Les parutions scientifiques doivent-elles tendre vers davantage vers le modèle « Diamant » de publications immédiates en open access (accès ouvert) ? Le rapport et le projet d’avis respectivement rendus les 9 et 11 mars derniers par l’Office parlementaire d'évaluation des choix scientifiques et technologiques (OPECST) et le Médiateur du livre sur l’édition scientifique se sont penchés sur la question. Et leur réponse est « non ».
Pour mémoire, l’accès ouvert embrasse des voies variées chacune définie par une couleur : la « voie verte » repose sur la publication en archives ouvertes parallèlement à la publication des revues, avec ou sans période d’embargo ; la « voie dorée » repose sur le financement de la publication par des frais de publication payés par l’institut de recherche ; la « voie Diamant » permet quant à elle aux scientifiques de publier en accès ouvert et sans frais dans des revues ou des plateformes bénéficiant de subventions publiques.
Contre le ministère de l’Enseignement supérieur
En juillet 2021, la ministre de l’Enseignement supérieur, de la Recherche et de l’Innovation (MESRI) a présenté le deuxième Plan national pour la science ouverte (PNSO) qui privilégie, pour les revues, l’adoption du modèle « Diamant ». Par cette décision, le ministère a défini une ligne caractéristique de la science ouverte française qui repose sur le financement de l’édition par la puissance publique. S’il avance l’objectif d’atteindre « 100 % de publications en accès ouvert en 2030 » et de « généraliser l’obligation de publication en accès ouvert » (pour les articles et les livres), il a aussi été conçu sur le refus très ferme des options d’accès ouvert promues par les grands groupes internationaux d’édition.

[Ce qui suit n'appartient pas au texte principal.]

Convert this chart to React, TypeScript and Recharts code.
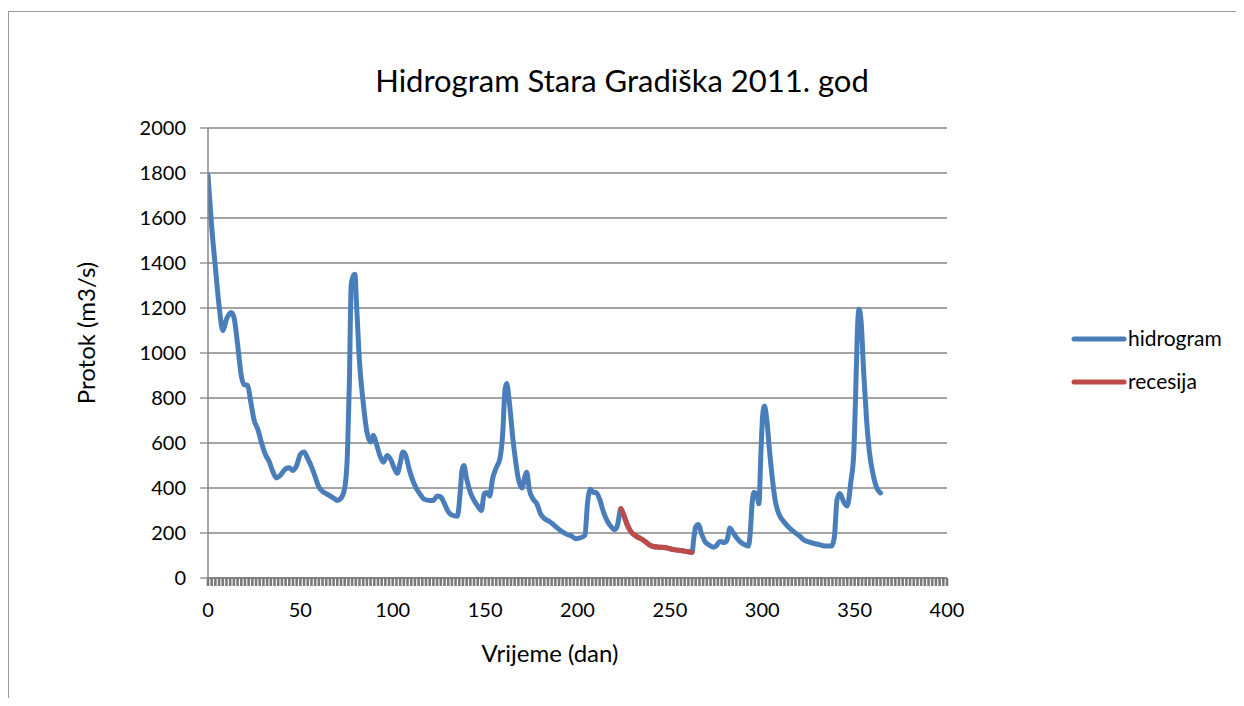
import React from 'react';
import { LineChart, Line, XAxis, YAxis, CartesianGrid, Legend } from 'recharts';

// Hidrogram (day, discharge m3/s)
const hidrogramDays = [
  0, 2, 4, 6, 8, 10, 12.5, 14, 16, 18, 19.5, 21.5, 23, 25, 27, 29, 31, 33, 35, 37, 39, 42, 44, 46, 48, 50, 52, 54, 56, 58,
  60, 62, 64, 66, 68, 70, 72, 74, 75.5, 76.5, 77.5, 78.5, 79.5, 80.5, 82, 84, 86, 88, 89.5, 91, 93, 95, 97, 99, 101, 102.5,
  104, 105.5, 107, 109, 111, 113, 115, 117, 120, 122, 124, 126, 128, 130, 132, 135, 136.5, 137.5, 138.5, 140, 142, 144,
  146, 148, 149.5, 151, 152.5, 154, 156, 158, 159.5, 160.8, 161.7, 163, 165, 166.5, 168, 170, 171.5, 172.5, 174, 176, 178,
  180, 182, 185, 188, 191, 194, 197, 199, 202, 204, 205.5, 207, 208.5, 210, 212, 214, 216, 218, 220, 221.5, 223.5, 225,
  227, 229, 231, 233, 235, 237, 239, 241, 244, 247, 250, 253, 256, 259, 262, 263, 264, 265.5, 267, 269, 271, 273.5, 275,
  277, 279.5, 281, 282.5, 284, 286, 288.5, 290.5, 292.5, 293.5, 294.5, 295.5, 297, 298.2, 299.3, 300.3, 301.2, 302.5, 304,
  305.5, 307, 309, 311.5, 314, 317, 320, 322, 326, 330, 334, 337.5, 339, 340.5, 342, 344, 346, 348, 349.5, 350.5, 351.5,
  352.4, 353.5, 355, 356.5, 358, 360, 362, 364,
];
const hidrogramQ = [
  1790, 1560, 1380, 1210, 1100, 1150, 1180, 1160, 1040, 900, 860, 855, 790, 700, 660, 600, 550, 520, 475, 445, 455, 485,
  490, 478, 500, 550, 560, 530, 495, 450, 405, 385, 375, 365, 355, 345, 355, 400, 560, 860, 1300, 1340, 1350, 1200, 960,
  780, 650, 605, 635, 600, 545, 515, 545, 525, 485, 465, 510, 560, 545, 480, 430, 395, 370, 350, 345, 345, 365, 360, 330,
  295, 280, 275, 380, 480, 500, 440, 380, 345, 320, 300, 375, 380, 365, 440, 490, 530, 640, 840, 865, 790, 620, 520, 440,
  400, 450, 470, 390, 350, 330, 285, 265, 250, 230, 210, 195, 185, 175, 180, 190, 340, 395, 380, 380, 350, 295, 255, 230,
  215, 230, 308, 280, 235, 205, 190, 180, 172, 160, 147, 140, 137, 136, 130, 125, 122, 118, 114, 180, 228, 238, 200, 162,
  148, 137, 142, 162, 158, 170, 222, 205, 180, 158, 148, 142, 200, 330, 380, 370, 330, 560, 730, 764, 700, 560, 440, 345,
  285, 252, 228, 206, 188, 172, 158, 150, 142, 142, 180, 350, 376, 340, 320, 430, 550, 800, 1100, 1195, 1140, 900, 700,
  560, 460, 400, 378,
];

// Recesija (day, discharge m3/s)
const recesijaDays = [223.5, 225, 227, 229, 231, 233, 235, 237, 239, 241, 244, 247, 250, 253, 256, 259, 262];
const recesijaQ = [308, 280, 235, 205, 190, 180, 172, 160, 147, 140, 137, 136, 130, 125, 122, 118, 114];

// Axis ticks
const yTicks = [0, 200, 400, 600, 800, 1000, 1200, 1400, 1600, 1800, 2000];
const xLabelTicks = [0, 50, 100, 150, 200, 250, 300, 350, 400];
const xMinorTicks = Array.from({ length: 201 }, (_, i) => i * 2);

const hidrogramData = hidrogramDays.map((d, i) => ({ day: d, q: hidrogramQ[i] }));
const recesijaData = recesijaDays.map((d, i) => ({ day: d, q: recesijaQ[i] }));

const FONT = 'Lato, "Open Sans", sans-serif';
const BLUE = '#4a7ebb';
const RED = '#be4b48';
const GRID = '#868686';

const XTick = (props: any) => {
  const { x, y, payload } = props;
  if (!xLabelTicks.includes(payload.value)) return <g />;
  return (
    <text x={x} y={y + 31} textAnchor="middle" fontFamily={FONT} fontSize={20} fill="#000">
      {payload.value}
    </text>
  );
};

const LegendContent = () => (
  <svg width={178} height={80} style={{ display: 'block', overflow: 'visible' }}>
    <line x1={8} y1={10} x2={58} y2={10} stroke={BLUE} strokeWidth={5} strokeLinecap="round" />
    <text x={62} y={17} fontFamily={FONT} fontSize={21} fill="#000">hidrogram</text>
    <line x1={8} y1={53} x2={58} y2={53} stroke={RED} strokeWidth={5} strokeLinecap="round" />
    <text x={62} y={60} fontFamily={FONT} fontSize={21} fill="#000">recesija</text>
  </svg>
);

export default function App() {
  return (
    <div style={{ position: 'relative', width: 1236, height: 690, fontFamily: FONT }}>
      <div
        style={{
          position: 'absolute',
          left: 0,
          top: 3,
          width: 1236,
          height: 687,
          borderLeft: '1.5px solid #9a9a9a',
          borderTop: '1.5px solid #9a9a9a',
          boxSizing: 'border-box',
        }}
      />
      <div style={{ position: 'absolute', left: 0, top: 0 }}>
        <LineChart width={1236} height={690} margin={{ top: 120, right: 297, bottom: 90, left: 140 }}>
          <CartesianGrid horizontal vertical={false} stroke={GRID} strokeWidth={1.3} />
          <XAxis
            dataKey="day"
            type="number"
            domain={[0, 400]}
            ticks={xMinorTicks}
            interval={0}
            height={30}
            tickSize={8}
            tickMargin={0}
            tick={<XTick />}
            tickLine={{ stroke: '#7a7a7a', strokeWidth: 2.6 }}
            axisLine={{ stroke: GRID, strokeWidth: 2 }}
            allowDataOverflow
          />
          <YAxis
            type="number"
            domain={[0, 2000]}
            ticks={yTicks}
            interval={0}
            width={60}
            tickSize={8}
            tickMargin={14}
            tickLine={{ stroke: GRID, strokeWidth: 1.3 }}
            axisLine={{ stroke: GRID, strokeWidth: 1.5 }}
            tick={{ fontFamily: FONT, fontSize: 20, fill: '#000' }}
          />
          <Legend
            layout="vertical"
            align="center"
            verticalAlign="middle"
            content={<LegendContent />}
            wrapperStyle={{ left: 1058, top: 321, width: 178, height: 80 }}
          />
          <Line
            data={hidrogramData}
            dataKey="q"
            name="hidrogram"
            type="monotone"
            stroke={BLUE}
            strokeWidth={5}
            dot={false}
            activeDot={false}
            isAnimationActive={false}
            strokeLinejoin="round"
            strokeLinecap="round"
          />
          <Line
            data={recesijaData}
            dataKey="q"
            name="recesija"
            type="monotone"
            stroke={RED}
            strokeWidth={5}
            dot={false}
            activeDot={false}
            isAnimationActive={false}
            strokeLinejoin="round"
            strokeLinecap="round"
          />
        </LineChart>
      </div>
      <svg
        width={1236}
        height={690}
        style={{ position: 'absolute', left: 0, top: 0, pointerEvents: 'none' }}
      >
        <text x={614} y={84} textAnchor="middle" fontFamily={FONT} fontSize={31} fill="#000">
          Hidrogram Stara Gradiška 2011. god
        </text>
        <text
          x={0}
          y={0}
          transform="translate(87,325) rotate(-90)"
          textAnchor="middle"
          fontFamily={FONT}
          fontSize={24}
          fill="#000"
        >
          Protok (m3/s)
        </text>
        <text x={542} y={654} textAnchor="middle" fontFamily={FONT} fontSize={24} fill="#000">
          Vrijeme (dan)
        </text>
      </svg>
    </div>
  );
}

Ce modèle Diamant est cependant loin de faire l’unanimité. Les éditeurs scientifiques s’inquiètent en particulier de ce qu’il menacerait la liberté académique des chercheurs. C’est d’ailleurs ce que soulève l’OPECST dans son rapport : « En sortant de la logique économique du marché et en reposant exclusivement sur des subventions publiques, ce modèle économique s’apparente à une étatisation pure et simple de l’édition du savoir », alerte l’organisme. De son côté, le Médiateur du livre appelle dans sa recommandation n°7 à faire « bon usage du modèle Diamant, qui est l’une des voies d’avenir parmi d’autres de l’édition de SHS. »
Liberté académique
Des conclusions que le Syndicat national de l’édition (SNE) et la Fédération nationale de la presse d’information spécialisée (FNPS) reprennent conjointement à leur compte dans un communiqué paru ce 8 avril : « Avec ce modèle (Diamant, ndlr), encore très minoritaire à ce jour, les publications seraient mises en accès libre immédiat mais sans que l’indispensable travail d’édition soit financé par le lecteur (abonnements) ni par l’auteur (ou son organisme de rattachement), mais par des sponsors, publics ou privés, à même de contester à terme l’entière liberté académique des chercheurs. »

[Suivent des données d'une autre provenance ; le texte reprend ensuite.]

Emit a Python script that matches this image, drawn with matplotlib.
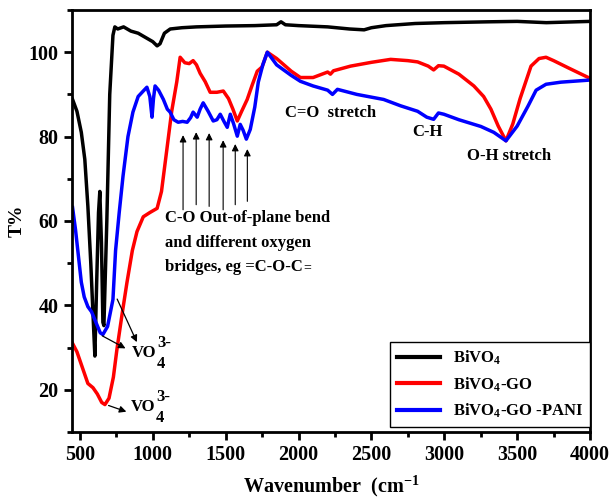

Dans leur communiqué, le SNE et la FNPS soulignent que les deux rapports reconnaissent le « rôle fondamental » des éditeurs scientifiques privés et publics pour la diffusion des résultats de recherche. Ils se réjouissent aussi de la recommandation d’une « approche équilibrée » de la politique française de science ouverte, qui garantisse à la fois le pluralisme et la diversité tout en préservant les bases légales du droit d’auteur.
Enfin, parmi les mesures proposées par l’OPECST et le Médiateur du livre, le SNE et la FNPS saluent en particulier l’accompagnement des éditeurs vers davantage d’ouverture, la nécessité d’études d’impact précédant toute action publique et le déploiement d’une véritable politique interministérielle en matière de science ouverte. Ils appellent aussi de leurs vœux le développement de l’édition scientifique française sous la houlette du nouvel Observatoire de l’édition scientifique lancé en décembre 2021. Ce dernier doit être le lieu d’une « concertation constructive conduite en tout transparence », conclut le communiqué.